И действительно, уже несколько недель спустя мы направлялись в сторону заветных горных кряжей, покрывая сотни и сотни километров дорог на чужих грузовиках, среди черных попутных пассажиров, преодолевая на своем пути реки и холмы. Справа и слева от нас проплывали назад леса, степи, остроконечные скалы, ландшафты, напоминающие Тюрингию. И каждый раз на наши вопросы мы получали от своих попутчиков примерно такие ответы:
— Нет, тут никто не живет; тут вообще нет людей; здесь никто еще никогда не бывал; вряд ли вам удастся у кого-нибудь узнать, что там такое…
Так мы ехали и ехали. Но в один прекрасный день, когда наш грузовик со скоростью курьерского поезда помчался вниз по крутому склону, с тем чтобы с разгону одолеть подъем на противоположной стороне, и когда в самом низу котловины тяжелый «ситроен» прогромыхал по шатким доскам деревянного мостика, неожиданно раздались аплодисменты. Это хлопали в ладоши черные пассажиры, сидящие вместе с нами в кузове.
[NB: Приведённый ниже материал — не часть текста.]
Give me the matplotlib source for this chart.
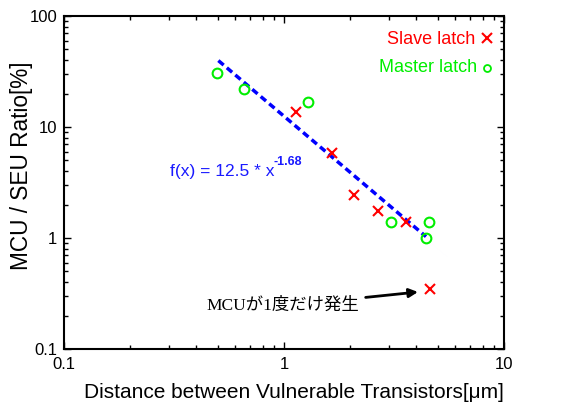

Оказывается, мы только что пересекли границу между Берегом Слоновой Кости и Французской Гвинеей. По-видимому, эти весьма приблизительные границы, установленные при дележе колоний, с течением времени возымели все же для африканцев определенное значение. Они переезжали (а многие из них, наверное, впервые в своей жизни) в «другую страну», и ощущение у них было наверняка такое же, как бывает у нас, в Европе, когда мы переходим через голландскую или итальянскую границу. Для меня же кругом были все те же долины и взгорья, те же леса и те же африканцы.